Data supplied
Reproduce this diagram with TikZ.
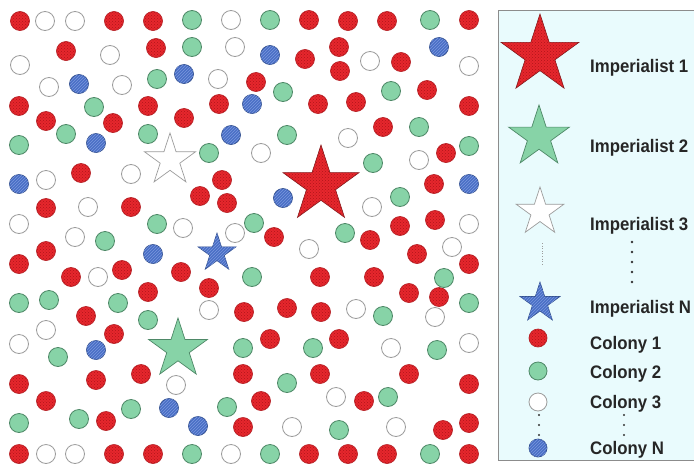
\documentclass[tikz,border=0pt]{standalone}
\usepackage{fontspec}
\setmainfont{Liberation Sans}
\usetikzlibrary{patterns}
\definecolor{redfill}{HTML}{E6272D}
\definecolor{reddot}{HTML}{B01419}
\definecolor{redline}{HTML}{B8262B}
\definecolor{greenfill}{HTML}{87D3A7}
\definecolor{greenline}{HTML}{4E8867}
\definecolor{grayline}{HTML}{9C9C9C}
\definecolor{bluefill}{HTML}{4A6FC6}
\definecolor{bluestripe}{HTML}{7A98DE}
\definecolor{blueline}{HTML}{33508E}
\definecolor{legendfill}{HTML}{E9FBFD}
\definecolor{legendline}{HTML}{8C8C8C}
\newcommand\starat[4]{%
  \path[#1] (#2,#3) +(-90:#4) -- +(-54:{0.382*#4}) -- +(-18:#4) -- +(18:{0.382*#4})
    -- +(54:#4) -- +(90:{0.382*#4}) -- +(126:#4) -- +(162:{0.382*#4})
    -- +(198:#4) -- +(234:{0.382*#4}) -- cycle;}
\newcommand\tallbox[1]{\scalebox{1}[1.08]{#1}}
\tikzset{
  rc/.style={draw=redline, line width=0.7pt, fill=redfill, postaction={pattern=crosshatch dots, pattern color=reddot}},
  gc/.style={draw=greenline, line width=0.8pt, fill=greenfill},
  wc/.style={draw=grayline, line width=0.8pt, fill=white},
  bc/.style={draw=blueline, line width=0.7pt, fill=bluefill, postaction={pattern=north east lines, pattern color=bluestripe}},
  rstar/.style={draw=redline!70!black, line width=0.6pt, fill=redfill, postaction={pattern=crosshatch dots, pattern color=reddot}},
  gstar/.style={draw=greenline, line width=0.7pt, fill=greenfill},
  wstar/.style={draw=grayline, line width=0.7pt, fill=white},
  bstar/.style={draw=blueline, line width=0.6pt, fill=bluefill, postaction={pattern=north east lines, pattern color=bluestripe}},
  lbl/.style={anchor=base west, inner sep=0pt, font=\fontsize{16.8}{20}\selectfont\bfseries, text=black!85},
  ldot/.style={fill=black!80},
}
\begin{document}
\begin{tikzpicture}[x=1pt,y=-1pt]
\useasboundingbox (0,0) rectangle (694,464);
\clip (0,0) rectangle (694,464);
\fill[white] (0,0) rectangle (694,464);
% red colonies
\foreach \x/\y in {20/21,114/21,153/21,309/20,348/21,387/21,469/20,
 66/51,156/48,305/59,339/47,401/62,340/71,
 19/106,148/106,46/121,113/123,256/82,219/104,318/104,184/118,356/102,469/106,427/90,383/127,446/153,
 81/173,46/208,131/207,46/251,19/264,71/277,122/270,148/292,86/316,
 222/180,200/196,227/203,274/237,181/272,209/288,244/312,287/308,320/277,
 434/184,435/220,400/226,370/240,417/254,469/264,374/277,409/293,439/297,321/312,
 114/334,19/384,96/380,141/374,46/401,106/421,19/454,114/454,153/454,
 270/339,243/374,320/374,261/401,243/427,309/454,
 339/339,409/374,469/384,364/401,443/430,469/423,348/454,387/454,469/454}
 \path[rc] (\x,\y) circle (9.5pt);
% green colonies
\foreach \x/\y in {192/20,270/20,430/20,192/47,157/79,94/107,66/134,148/134,19/145,283/92,287/135,391/91,419/127,469/146,209/153,373/163,
 157/224,105/241,19/303,49/300,118/303,148/320,254/223,252/277,400/197,345/233,444/278,469/303,383/316,
 58/357,19/423,79/419,131/409,243/348,313/348,287/383,227/407,192/454,270/454,437/350,388/397,339/430,430/454}
 \path[gc] (\x,\y) circle (9.5pt);
% white colonies
\foreach \x/\y in {45/21,75/21,231/20,110/55,235/47,20/65,49/87,122/85,218/79,370/61,469/66,261/153,348/138,419/160,
 46/180,131/174,88/207,19/224,75/237,98/277,183/228,235/233,309/249,209/310,372/207,469/224,452/247,356/309,435/317,
 46/330,19/344,176/385,292/427,46/454,75/454,231/454,391/348,469/343,336/397,396/427}
 \path[wc] (\x,\y) circle (9.5pt);
% blue colonies
\foreach \x/\y in {79/84,96/143,184/74,270/55,252/104,231/135,439/47,19/184,153/254,283/198,469/184,96/350,169/408,198/426}
 \path[bc] (\x,\y) circle (9.5pt);
% imperialists
\starat{wstar}{170}{160}{27}
\starat{rstar}{321}{185}{40}
\starat{bstar}{217}{253}{20}
\starat{gstar}{178}{349}{31}
% legend
\path[fill=legendfill, draw=legendline, line width=0.8pt] (498,10) rectangle (720,460);
\starat{rstar}{540}{55}{41}
\starat{gstar}{539}{137}{32}
\starat{wstar}{540}{212}{25}
\starat{bstar}{540}{303}{21}
\path[rc] (538,338) circle (9pt);
\path[gc] (538,371) circle (9pt);
\path[wc] (538,402) circle (9pt);
\path[bc] (538,448) circle (9pt);
\node[lbl] (t1) at (590,72) {\tallbox{Imperialist 1}};
\node[lbl] (t2) at (590,152) {\tallbox{Imperialist 2}};
\node[lbl] (t3) at (590,230) {\tallbox{Imperialist 3}};
\node[lbl] (tn) at (590,313) {\tallbox{Imperialist N}};
\node[lbl] (c1) at (590,349) {\tallbox{Colony 1}};
\node[lbl] (c2) at (590,378) {\tallbox{Colony 2}};
\node[lbl] (c3) at (590,408) {\tallbox{Colony 3}};
\node[lbl] (cn) at (590,454) {\tallbox{Colony N}};
\foreach \y in {242,252,262,272,282} \fill[ldot] (632,\y) circle (1.3pt);
\foreach \y in {415,425,435} {\fill[ldot] (624,\y) circle (1.2pt); \fill[ldot] (539,\y) circle (1.2pt);}
\draw[grayline, dotted, line width=0.6pt] (542,243) -- (542,266);
\end{tikzpicture}
\end{document}
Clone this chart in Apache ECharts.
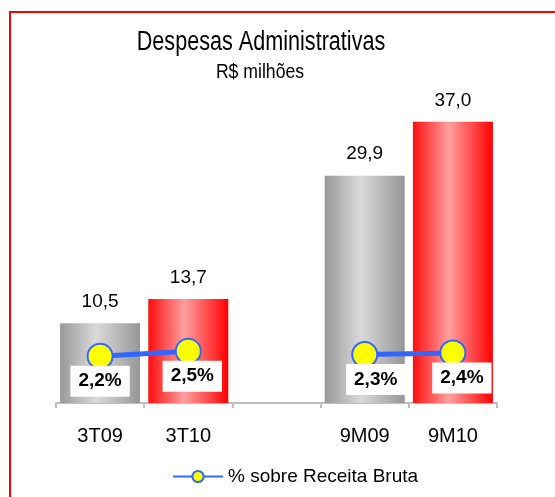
<!DOCTYPE html>
<html>
<head>
<meta charset="utf-8">
<script src="https://cdn.jsdelivr.net/npm/echarts@6/dist/echarts.min.js"></script>
<style>
  html, body { margin: 0; padding: 0; background: #fff; }
  #chart { width: 555px; height: 497px; }
</style>
</head>
<body>
<div id="chart"></div>
<script>
const categories = ['3T09', '3T10', '', '9M09', '9M10']
const despesas = [10.5, 13.7, null, 29.9, 37.0]
const pctReceita = [2.2, 2.5, null, 2.3, 2.4]
// label box nudges, px
const pctShift = [0, 4, 0, 11, 9]

const fmt = (v, d) => v.toFixed(d).replace('.', ',')

const grayFill = new echarts.graphic.LinearGradient(0, 0, 1, 0, [
  { offset: 0, color: '#999999' },
  { offset: 0.45, color: '#dadada' },
  { offset: 1, color: '#969696' },
])
const redFill = new echarts.graphic.LinearGradient(0, 0, 1, 0, [
  { offset: 0, color: '#ff0d0d' },
  { offset: 0.45, color: '#ffa0a0' },
  { offset: 1, color: '#ff0000' },
])
const fills = [grayFill, redFill, null, grayFill, redFill]

const font = 'Liberation Sans, Arial, sans-serif'

const chart = echarts.init(document.getElementById('chart'), null, { renderer: 'canvas' })
chart.setOption({
  backgroundColor: '#fff',
  animation: false,
  textStyle: { fontFamily: font, color: '#000' },
  graphic: [
    {
      type: 'rect',
      shape: { x: 10, y: 12, width: 700, height: 700 },
      style: { fill: null, stroke: '#ff0000', lineWidth: 2 },
      silent: true,
    },
    // narrow title, squeezed like the original
    {
      type: 'text',
      x: 261,
      y: 43,
      scaleX: 0.8,
      style: {
        text: 'Despesas Administrativas',
        font: '27px ' + font,
        fill: '#000',
        textAlign: 'center',
        textVerticalAlign: 'middle',
      },
    },
    {
      type: 'text',
      x: 260,
      y: 72,
      scaleX: 0.84,
      style: {
        text: 'R$ milhões',
        font: '21px ' + font,
        fill: '#000',
        textAlign: 'center',
        textVerticalAlign: 'middle',
      },
    },
  ],
  legend: {
    left: 167,
    top: 462,
    itemWidth: 50,
    itemHeight: 14,
    itemGap: 6,
    data: ['% sobre Receita Bruta'],
    textStyle: { fontSize: 19, color: '#000', fontFamily: font },
    lineStyle: { width: 2 },
  },
  grid: { left: 56, right: 58, top: 99, bottom: 94 },
  xAxis: {
    type: 'category',
    data: categories,
    axisLine: { lineStyle: { color: '#bfbfbf', width: 2 } },
    axisTick: { show: true, length: 5, lineStyle: { color: '#bfbfbf', width: 2 } },
    axisLabel: { color: '#000', fontSize: 20, margin: 23 },
  },
  yAxis: [
    { type: 'value', min: 0, max: 40, show: false },
    { type: 'value', min: -0.6, max: 17.6, show: false },
  ],
  series: [
    {
      name: 'Despesas',
      type: 'bar',
      barWidth: 80,
      data: despesas.map((v, i) => ({
        value: v,
        itemStyle: { color: fills[i] },
      })),
      label: {
        show: true,
        position: 'top',
        distance: 12,
        fontSize: 19,
        color: '#000',
        formatter: (p) => fmt(p.value, 1),
      },
    },
    {
      name: '% sobre Receita Bruta',
      type: 'line',
      yAxisIndex: 1,
      connectNulls: false,
      symbol: 'circle',
      symbolSize: 25,
      lineStyle: { color: '#3366ff', width: 5 },
      itemStyle: { color: '#ffff00', borderColor: '#3366ff', borderWidth: 2 },
      data: pctReceita.map((v, i) => ({
        value: v,
        label: { offset: [pctShift[i], 25] },
      })),
      label: {
        show: true,
        position: 'inside',
        fontSize: 19,
        fontWeight: 'bold',
        color: '#000',
        backgroundColor: '#fff',
        padding: [7, 8, 5, 8],
        formatter: (p) => fmt(p.value, 1) + '%',
      },
      z: 5,
    },
  ],
})
</script>
</body>
</html>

Task to carry out
The answer must consist solely of the number of lines in the entries that contain the word "this".

The answer
2